The Optimal Inflation Rate in New Keynesian Models: Should Central Banks Raise Their Inflation Targets in Light of the ZLB?(with Olivier Coibion and Yuriy Gorodnichenko)
Review of Economic Studies, forthcoming
Abstract: We study the effects of positive steady-state inflation in New Keynesian models subject to the zero bound on interest rates. We derive the utility-based welfare loss function taking into account the effects of positive steady-state inflation and solve for the optimal level of inflation in the model. For plausible calibrations with costly but infrequent episodes at the zero-lower bound, the optimal inflation rate is low, less than two percent, even after considering a variety of extensions, including optimal stabilization policy, price indexation, endogenous and state-dependent price stickiness, capital formation, model-uncertainty, and downward nominal wage rigidities. On the normative side, price level targeting delivers large welfare gains and a very low optimal inflation rate consistent with price stability. These results suggest that raising the inflation target is too blunt an instrument to efficiently reduce the severe costs of zero-bound episodes.
Coming Soon (available upon request):
Slow Recoveries in the Aftermath of Financial Crises: Financial Acceleration vs. Dampening.(with Mu-Jeung Yang)

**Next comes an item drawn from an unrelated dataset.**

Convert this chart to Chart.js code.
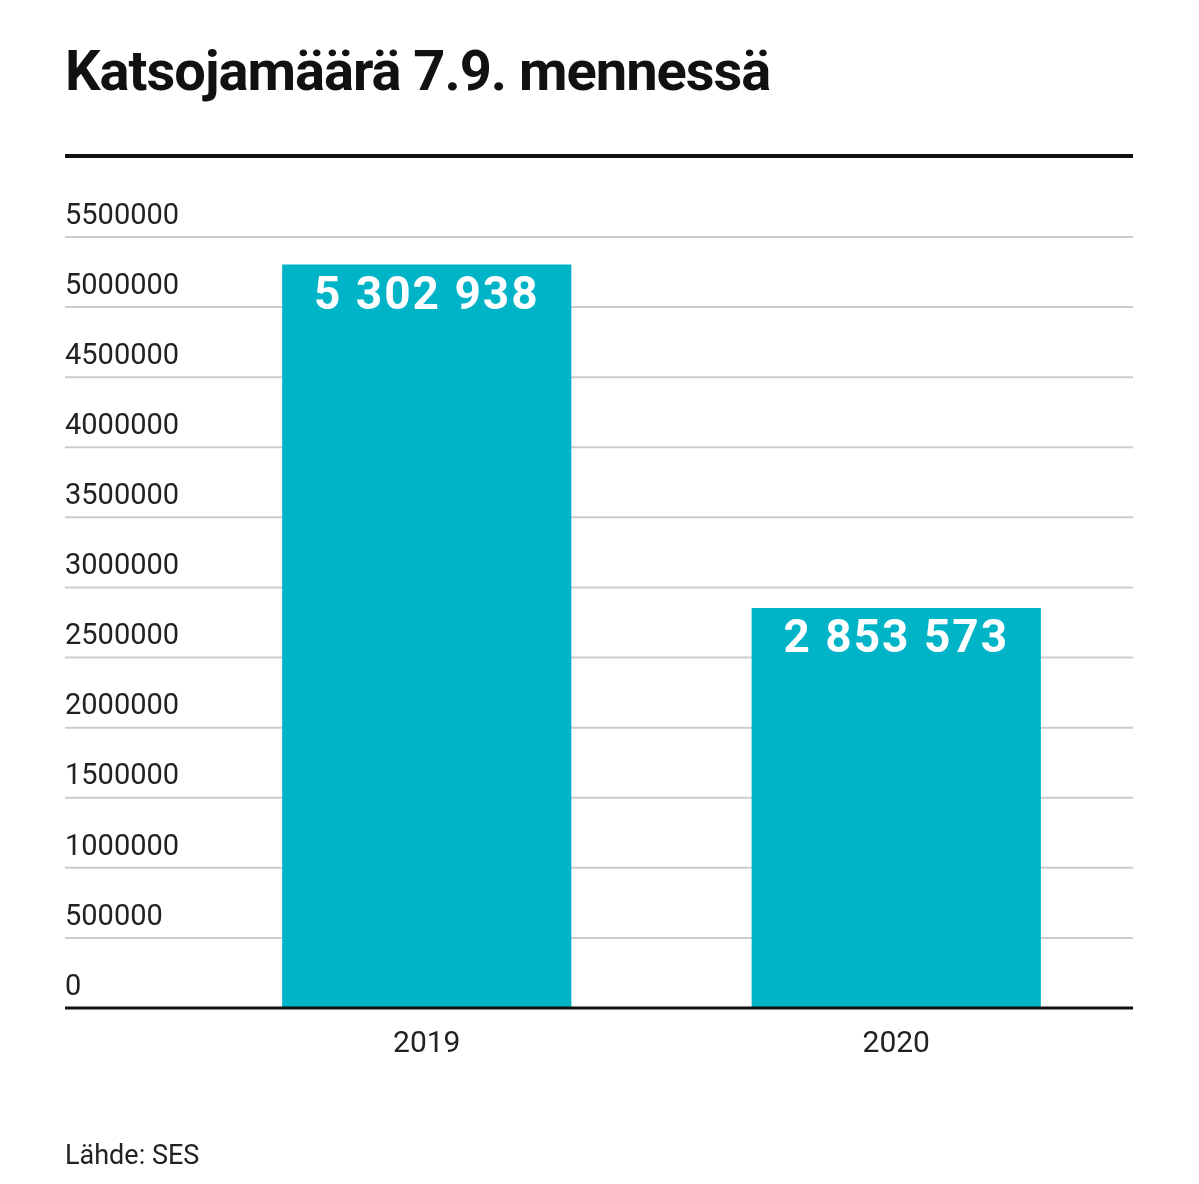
<!DOCTYPE html>
<html>
<head>
<meta charset="utf-8">
<script src="https://cdn.jsdelivr.net/npm/chart.js@4"></script>
<style>
  body { margin: 0; background: #fff; font-family: Roboto, sans-serif; }
  #wrap { position: relative; width: 1199px; height: 1184px; }
  canvas { position: absolute; left: 0; top: 0; }
  h1 { position: absolute; left: 65px; top: 38px; margin: 0; font-size: 56px; font-weight: 700; letter-spacing: -1px; color: #111; }
  #rule { position: absolute; left: 65px; top: 154px; width: 1068px; height: 4px; background: #111; }
  #source { position: absolute; left: 65px; top: 1139px; font-size: 27px; color: #222; }
</style>
</head>
<body>
<div id="wrap">
  <canvas id="chart" width="1199" height="1184"></canvas>
  <h1>Katsojamäärä 7.9. mennessä</h1>
  <div id="rule"></div>
  <div id="source">Lähde: SES</div>
</div>
<script>
// Chart data
const years = ['2019', '2020'];
const viewers = [5302938, 2853573];
const yTicks = [0, 500000, 1000000, 1500000, 2000000, 2500000, 3000000, 3500000, 4000000, 4500000, 5000000, 5500000];

const formatSpaced = v => String(v).replace(/\B(?=(\d{3})+(?!\d))/g, ' ');

// Gridlines + y labels drawn from the y scale, spanning past the chart area to the left
const gridPlugin = {
    id: 'grid',
    beforeDatasetsDraw(chart) {
        const ctx = chart.ctx;
        const y = chart.scales.y;
        ctx.save();
        yTicks.forEach(t => {
            const py = y.getPixelForValue(t);
            if (t !== 0) {
                ctx.strokeStyle = '#cccccc';
                ctx.lineWidth = 2;
                ctx.beginPath();
                ctx.moveTo(65, py);
                ctx.lineTo(1133, py);
                ctx.stroke();
            }
            ctx.fillStyle = '#222';
            ctx.font = '29px Roboto';
            ctx.textBaseline = 'bottom';
            ctx.textAlign = 'left';
            ctx.fillText(String(t), 65, py - 6);
        });
        ctx.restore();
    },
    afterDatasetsDraw(chart) {
        const ctx = chart.ctx;
        const y = chart.scales.y;
        const py = y.getPixelForValue(0);
        ctx.save();
        ctx.strokeStyle = '#111';
        ctx.lineWidth = 3;
        ctx.beginPath();
        ctx.moveTo(65, py);
        ctx.lineTo(1133, py);
        ctx.stroke();
        // value labels inside bar tops
        const meta = chart.getDatasetMeta(0);
        ctx.fillStyle = '#fff';
        ctx.font = 'bold 46px Roboto';
        ctx.textAlign = 'center';
        ctx.textBaseline = 'middle';
        ctx.letterSpacing = '2px';
        meta.data.forEach((bar, i) => {
            ctx.fillText(formatSpaced(viewers[i]), bar.x, bar.y + 33);
        });
        ctx.restore();
    }
};

new Chart(document.getElementById('chart'), {
    type: 'bar',
    data: {
        labels: years,
        datasets: [{
            data: viewers,
            backgroundColor: '#00b4c8',
            barPercentage: 0.616,
            categoryPercentage: 1
        }]
    },
    options: {
        responsive: false,
        animation: false,
        devicePixelRatio: 1,
        layout: { padding: { left: 192, right: 68, top: 237, bottom: 112 } },
        plugins: { legend: { display: false }, tooltip: { enabled: false } },
        scales: {
            y: { display: false, min: 0, max: 5500000 },
            x: {
                grid: { display: false },
                border: { display: false },
                ticks: { color: '#222', font: { family: 'Roboto', size: 30 }, padding: 10 }
            }
        }
    },
    plugins: [gridPlugin]
});
</script>
</body>
</html>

Abstract: We document a systematic change in the behavior of financial sector leverage and credit growth, which declined more strongly and persistently in post-1990 recessions and recoveries compared to pre-1990 recessions and recoveries, and provide evidence that this has reduced the efficacy of monetary policy in engineering a rapid recovery. In our model of financial intermediation, where banks have leverage targets and asymmetric portfolio adjustment costs, deleveraging banks will have a lower pass-through from reductions in policy rates to credit supply. We call this novel mechanism financial dampening. We find strong support for financial dampening in micro-data on U.S. regulated financial intermediaries. In response to a 1% monetary policy shock, a bank at the 10th percentile of the deleveraging distribution increases its loan growth by 1.7% more than a bank at the 90th percentile according to our baseline specification. Using these estimates we illustrate that by reducing the effectiveness of monetary policy financial dampening was likely an important contributor to slow post-1990 recoveries.